Paweł Fajdek zwyciężył w rzucie młotem w mityngu Diamentowej Ligi w Oslo. Trzeci był mistrz olimpijski Wojciech Nowicki. Niestety młociarze nie są traktowani jak inni sportowcy. Konkurs był „podpięty” pod Diamentową Ligę jako tzw. przed program.
Fajdek zwyciężył rzutem z ostatniej kolejki, w którym uzyskał 80,56. To trzeci w tym roku wynik na świecie, a także rekord Diamentowej Ligi. Nadal liderem światowych tabel jest mistrz olimpijski Nowicki, który w czwartek w Oslo był trzeci rezultatem 78,36. Polaków na podium rozdzielił Węgier Bence Halasz – 79,29.
Konkurs rzutu młotem to wydarzenie, na które czekało całe środowisko. Niestety konkurs odbył się w ramach przedprogramu do Diamentowej Ligi – nie jest więc objęty takimi nagrodami jak oficjalne zawody.
World Athletics – właściciel mityngów, po prostu rzutu młotem nie chce.Oficjalny powód niechęci to fakt, że trwa przynajmniej godzinę. I na jego czas, ze względów bezpieczenstwa, trzeba”zamknąć” właściwie cały stadion – żadna inna dyscyplina nie może się odbywać w czasie rzucania.
Nieoficjalny powód jest jest bardziej prozaiczny. Organizatorzy martwią się o… murawę stadionów. Każdy rzut młotem to dziura w boisku. Czasami młot trafia w systemy zraszania trawy, która są zainstalowane płytko w murawie. Czyli jak nie wiadomo o o co chodzi – to jak zwykle chodzi o pieniądze.
Brak rzutu młotem w oficjalnym programie to także dużo niższe nagrody.

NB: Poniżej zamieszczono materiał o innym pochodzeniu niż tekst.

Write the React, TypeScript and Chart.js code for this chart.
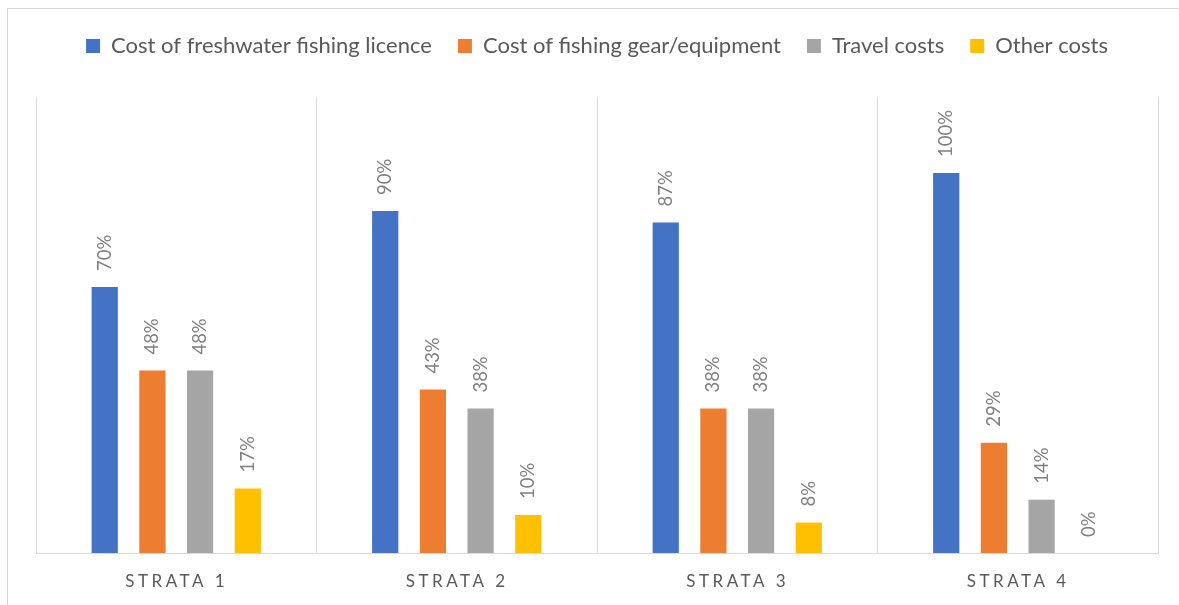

Dlaczego mamy zarabiać gorzej, tylko bo uprawiamy taką konkurencję, a nie inną? Lekkoatletyka faworyzuje jednych, a marginalizuje drugich. To jest normalne? – pyta retorycznie Fajdek. Sprawa ciągnie się od lat i nic nie wskazuje żeby nagle ktoś wymyślił złoty środek, który usatysfakcjonuje i organizatorów i sportowców.